## EXERCISE PROMPT
In the records below, find the line with "What React, TypeScript" and the line with "import * as"; return exactly those lines and every line between them.

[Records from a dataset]
------

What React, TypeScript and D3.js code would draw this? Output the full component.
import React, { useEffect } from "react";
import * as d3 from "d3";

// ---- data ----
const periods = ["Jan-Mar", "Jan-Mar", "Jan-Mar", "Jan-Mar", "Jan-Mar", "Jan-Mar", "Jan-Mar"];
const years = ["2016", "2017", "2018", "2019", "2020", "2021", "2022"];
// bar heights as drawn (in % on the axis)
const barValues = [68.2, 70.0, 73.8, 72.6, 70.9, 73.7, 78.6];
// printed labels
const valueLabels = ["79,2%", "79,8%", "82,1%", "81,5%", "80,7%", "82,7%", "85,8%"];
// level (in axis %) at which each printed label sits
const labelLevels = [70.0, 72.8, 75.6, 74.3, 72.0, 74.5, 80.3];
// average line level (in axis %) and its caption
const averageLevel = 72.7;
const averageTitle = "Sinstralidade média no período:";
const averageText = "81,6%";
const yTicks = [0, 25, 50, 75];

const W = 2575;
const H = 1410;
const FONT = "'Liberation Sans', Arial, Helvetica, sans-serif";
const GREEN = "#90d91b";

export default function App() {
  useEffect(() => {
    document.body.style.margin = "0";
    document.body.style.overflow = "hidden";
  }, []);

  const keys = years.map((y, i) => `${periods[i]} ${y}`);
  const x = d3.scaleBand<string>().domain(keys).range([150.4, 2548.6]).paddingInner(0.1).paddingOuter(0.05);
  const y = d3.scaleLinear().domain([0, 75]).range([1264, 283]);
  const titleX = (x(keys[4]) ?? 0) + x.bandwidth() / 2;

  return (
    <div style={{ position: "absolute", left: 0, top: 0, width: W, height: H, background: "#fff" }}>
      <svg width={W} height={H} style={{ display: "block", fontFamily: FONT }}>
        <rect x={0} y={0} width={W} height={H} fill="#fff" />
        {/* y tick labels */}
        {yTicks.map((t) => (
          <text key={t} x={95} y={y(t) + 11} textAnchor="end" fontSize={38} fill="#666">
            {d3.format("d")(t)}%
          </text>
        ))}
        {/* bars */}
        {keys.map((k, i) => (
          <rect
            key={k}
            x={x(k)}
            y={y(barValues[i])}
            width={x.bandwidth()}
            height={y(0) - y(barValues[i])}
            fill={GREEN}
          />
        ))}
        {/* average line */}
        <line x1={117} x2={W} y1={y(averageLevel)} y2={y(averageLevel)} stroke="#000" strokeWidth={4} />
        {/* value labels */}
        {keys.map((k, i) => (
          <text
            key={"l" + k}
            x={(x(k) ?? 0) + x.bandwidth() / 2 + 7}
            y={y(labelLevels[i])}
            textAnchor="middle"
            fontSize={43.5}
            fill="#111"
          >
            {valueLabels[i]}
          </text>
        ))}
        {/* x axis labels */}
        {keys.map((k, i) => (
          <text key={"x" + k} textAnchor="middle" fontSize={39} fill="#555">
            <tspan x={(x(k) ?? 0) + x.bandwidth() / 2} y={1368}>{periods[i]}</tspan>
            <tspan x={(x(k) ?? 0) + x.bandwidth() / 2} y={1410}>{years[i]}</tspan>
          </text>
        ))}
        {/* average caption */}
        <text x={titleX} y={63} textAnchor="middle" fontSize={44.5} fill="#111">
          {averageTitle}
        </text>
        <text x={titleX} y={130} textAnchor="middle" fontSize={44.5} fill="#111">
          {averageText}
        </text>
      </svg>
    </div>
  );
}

------

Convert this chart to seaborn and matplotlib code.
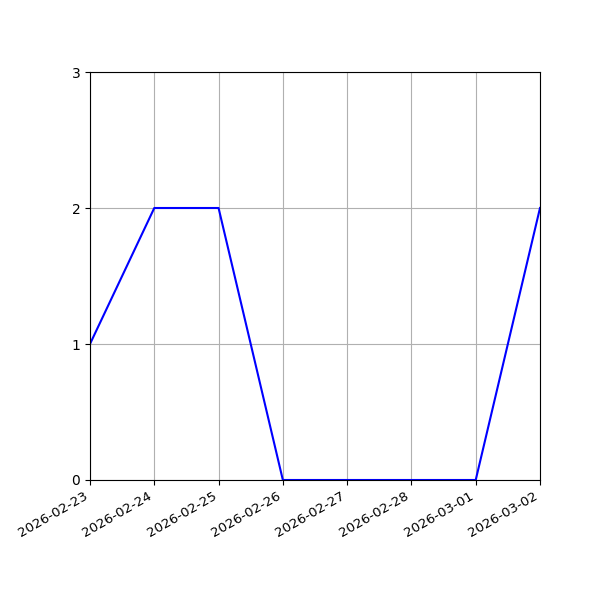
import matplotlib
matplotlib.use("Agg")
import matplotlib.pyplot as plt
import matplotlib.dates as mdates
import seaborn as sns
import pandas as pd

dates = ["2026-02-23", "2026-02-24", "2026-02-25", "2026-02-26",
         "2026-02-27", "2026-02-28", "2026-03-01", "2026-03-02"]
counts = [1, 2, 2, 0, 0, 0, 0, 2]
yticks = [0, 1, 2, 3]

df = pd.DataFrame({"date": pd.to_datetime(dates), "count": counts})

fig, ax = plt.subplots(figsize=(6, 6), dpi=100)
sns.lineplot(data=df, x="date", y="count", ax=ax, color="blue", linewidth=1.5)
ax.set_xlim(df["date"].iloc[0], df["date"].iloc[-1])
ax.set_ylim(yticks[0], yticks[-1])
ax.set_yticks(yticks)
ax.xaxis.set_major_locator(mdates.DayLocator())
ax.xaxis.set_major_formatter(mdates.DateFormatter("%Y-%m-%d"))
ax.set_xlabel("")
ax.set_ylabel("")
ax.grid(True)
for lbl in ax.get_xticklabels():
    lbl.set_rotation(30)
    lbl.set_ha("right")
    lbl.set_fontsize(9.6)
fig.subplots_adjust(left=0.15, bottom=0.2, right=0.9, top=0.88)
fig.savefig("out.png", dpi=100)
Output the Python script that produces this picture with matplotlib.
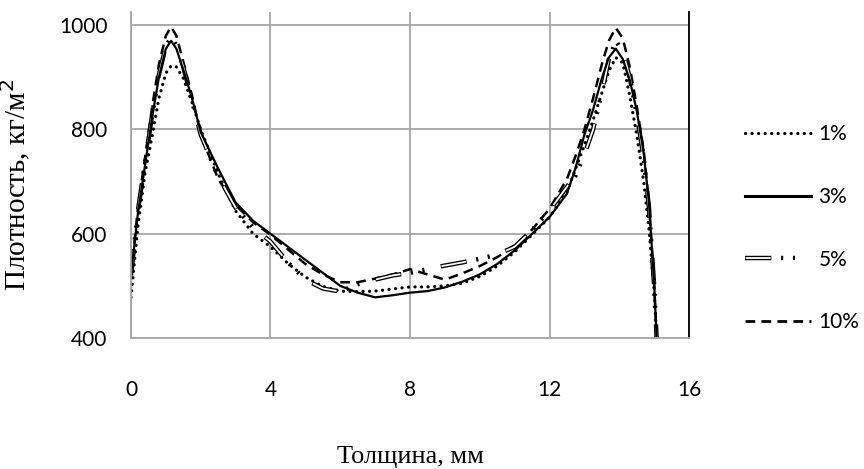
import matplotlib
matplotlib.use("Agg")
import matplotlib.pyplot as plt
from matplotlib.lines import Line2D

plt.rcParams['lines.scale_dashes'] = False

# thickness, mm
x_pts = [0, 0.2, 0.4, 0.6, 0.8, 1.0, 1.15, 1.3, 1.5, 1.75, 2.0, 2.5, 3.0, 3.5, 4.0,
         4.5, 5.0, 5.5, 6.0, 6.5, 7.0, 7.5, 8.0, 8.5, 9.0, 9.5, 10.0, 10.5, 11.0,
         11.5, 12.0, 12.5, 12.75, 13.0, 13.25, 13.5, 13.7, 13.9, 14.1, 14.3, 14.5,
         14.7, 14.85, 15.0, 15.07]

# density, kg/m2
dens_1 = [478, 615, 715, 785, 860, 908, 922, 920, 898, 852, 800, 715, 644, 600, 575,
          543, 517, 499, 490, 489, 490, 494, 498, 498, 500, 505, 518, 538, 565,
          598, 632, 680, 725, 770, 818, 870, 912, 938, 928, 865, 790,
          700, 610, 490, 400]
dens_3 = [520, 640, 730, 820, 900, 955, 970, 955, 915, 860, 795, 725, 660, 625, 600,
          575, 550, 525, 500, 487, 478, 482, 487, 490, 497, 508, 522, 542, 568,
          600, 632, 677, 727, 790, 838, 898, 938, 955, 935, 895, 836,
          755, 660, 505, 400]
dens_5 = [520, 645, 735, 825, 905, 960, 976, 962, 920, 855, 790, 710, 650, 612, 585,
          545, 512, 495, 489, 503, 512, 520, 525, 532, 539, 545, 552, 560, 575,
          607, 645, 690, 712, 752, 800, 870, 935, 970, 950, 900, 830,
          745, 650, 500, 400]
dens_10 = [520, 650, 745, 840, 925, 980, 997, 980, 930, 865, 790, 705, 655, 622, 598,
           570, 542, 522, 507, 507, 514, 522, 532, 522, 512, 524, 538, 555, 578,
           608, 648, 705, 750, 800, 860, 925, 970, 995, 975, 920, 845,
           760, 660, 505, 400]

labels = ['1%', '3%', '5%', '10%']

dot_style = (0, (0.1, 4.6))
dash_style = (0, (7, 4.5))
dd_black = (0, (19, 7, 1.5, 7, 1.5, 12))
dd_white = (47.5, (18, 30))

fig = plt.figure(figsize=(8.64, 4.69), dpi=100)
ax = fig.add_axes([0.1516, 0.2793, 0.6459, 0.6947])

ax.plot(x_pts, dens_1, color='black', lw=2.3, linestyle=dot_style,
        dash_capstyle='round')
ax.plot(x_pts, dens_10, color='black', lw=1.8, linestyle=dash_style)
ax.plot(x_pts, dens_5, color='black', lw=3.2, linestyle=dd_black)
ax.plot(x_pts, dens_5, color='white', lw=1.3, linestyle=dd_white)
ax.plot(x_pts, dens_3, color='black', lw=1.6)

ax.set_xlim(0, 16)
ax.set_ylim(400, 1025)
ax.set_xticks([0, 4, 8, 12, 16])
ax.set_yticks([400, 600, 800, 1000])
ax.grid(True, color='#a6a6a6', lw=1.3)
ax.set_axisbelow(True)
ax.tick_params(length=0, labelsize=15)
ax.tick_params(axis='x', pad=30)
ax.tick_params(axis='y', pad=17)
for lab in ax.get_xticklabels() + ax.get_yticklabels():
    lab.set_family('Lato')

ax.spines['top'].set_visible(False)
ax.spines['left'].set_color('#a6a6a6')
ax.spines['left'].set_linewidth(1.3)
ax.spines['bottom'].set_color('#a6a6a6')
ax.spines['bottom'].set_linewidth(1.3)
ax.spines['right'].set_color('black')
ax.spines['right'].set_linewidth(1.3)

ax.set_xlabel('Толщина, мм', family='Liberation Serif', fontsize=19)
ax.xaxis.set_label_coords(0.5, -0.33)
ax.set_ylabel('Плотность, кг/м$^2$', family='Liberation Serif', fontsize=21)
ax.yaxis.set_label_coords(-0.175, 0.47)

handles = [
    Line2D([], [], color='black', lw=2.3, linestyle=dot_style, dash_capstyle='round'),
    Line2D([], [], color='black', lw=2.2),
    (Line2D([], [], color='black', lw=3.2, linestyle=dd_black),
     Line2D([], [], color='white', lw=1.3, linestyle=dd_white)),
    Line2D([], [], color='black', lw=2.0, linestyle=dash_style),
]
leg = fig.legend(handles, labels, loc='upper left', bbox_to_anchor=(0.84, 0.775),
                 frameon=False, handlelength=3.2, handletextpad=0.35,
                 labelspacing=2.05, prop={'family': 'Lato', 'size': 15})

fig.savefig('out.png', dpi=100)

------

## PROBLEM SOLUTION
What React, TypeScript and D3.js code would draw this? Output the full component.
import React, { useEffect } from "react";
import * as d3 from "d3";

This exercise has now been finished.